High‑Speed Data Handling
A 640×480 camera at 100 Hz generates about 30 MB/s of raw thermal data. Processing that in real time requires a powerful industrial computer with GPU acceleration. Solution: Use dedicated FPGA or DSP boards for image pre‑processing, or lower the resolution to 320×256 for line scanning applications where a smaller region of interest is sufficient. Many commercial packages (e.g., FLIR ResearchIR or CameraLink interfaces) handle data rates up to 300 MB/s.
Training and Skill Requirements
Operators accustomed to visual inspection may find thermal images unintuitive. Solution: Provide simplified dashboards with red‑green quality indicators and trend lines. Use machine learning to output a single “weld quality score” rather than raw temperature maps. Offer hands‑on training with a simulator that demonstrates how thermal patterns correspond to real weld defects.
Future Directions and Innovations in Thermal Weld Monitoring
Integration with Machine Learning and AI
The next frontier is predictive defect analysis. Instead of merely flagging anomalies, AI models trained on thousands of thermal sequences can forecast impending defects—such as electrode wear or material discontinuity—before they affect the weld. Convolutional neural networks (CNNs) can classify weld quality with >95% accuracy. Research groups, including those at the University of Kentucky, have demonstrated real‑time classification of resistance spot welds using thermal images. A similar approach is being extended to seam welding.
Low‑Cost Infrared Sensors
Thermal cameras are becoming cheaper. Compact uncooled microbolometer arrays now cost under $1,000, making thermal monitoring accessible to small and medium manufacturers. While their resolution and frame rate are lower (e.g., 80×60 at 30 Hz), they can still detect major anomalies in slow‑speed seam welding. As the technology matures, we can expect ubiquitous deployment.
Multi‑Modal Fusion
Combining thermal imaging with other sensors—ultrasonic, acoustic emission, or electrical voltage/current monitoring—provides a richer picture of weld quality. For instance, a sudden voltage drop combined with a thermal spike indicates expulsion. Multi‑sensor fusion through algorithms can reduce false alarms and improve defect detection confidence. Standards bodies such as the American Welding Society (AWS) are developing guidelines for in‑process weld monitoring.
Augmented Reality (AR) for Operator Guidance
Future systems could overlay thermal data onto the real weld via AR glasses, showing the operator exactly where a defect is forming and suggesting corrective actions (e.g., “Reduce current by 5%”). This would accelerate adoption among less experienced technicians and reduce cognitive load.
Conclusion
Real‑time thermal imaging is transforming seam welding from a “black art” into a data‑driven, predictable operation. It offers immediate feedback, consistent quality, enhanced safety, and a wealth of process data that can be used for optimization and compliance. While challenges of calibration, environment, and cost remain, they are being rapidly overcome by technological advances—cheaper sensors, AI‑based analytics, and better industrial integration.

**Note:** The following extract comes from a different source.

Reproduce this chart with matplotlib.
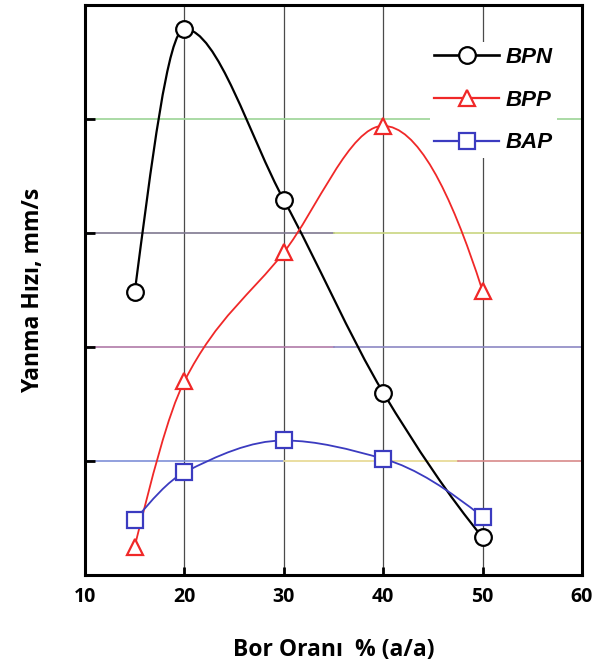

Manufacturers who adopt thermal monitoring today gain a competitive advantage: lower scrap, higher throughput, and improved product reliability. As standards evolve and customers demand digital traceability, thermal imaging will become not just an option but an expected part of modern seam welding. By investing in this technology and training their teams, companies can ensure their weld quality is monitored in real‑time, catching defects before they become failures.
For further reading: Consult the AWS specifications for automotive and aerospace welding and the technical documentation from major thermal camera providers for system selection guidelines.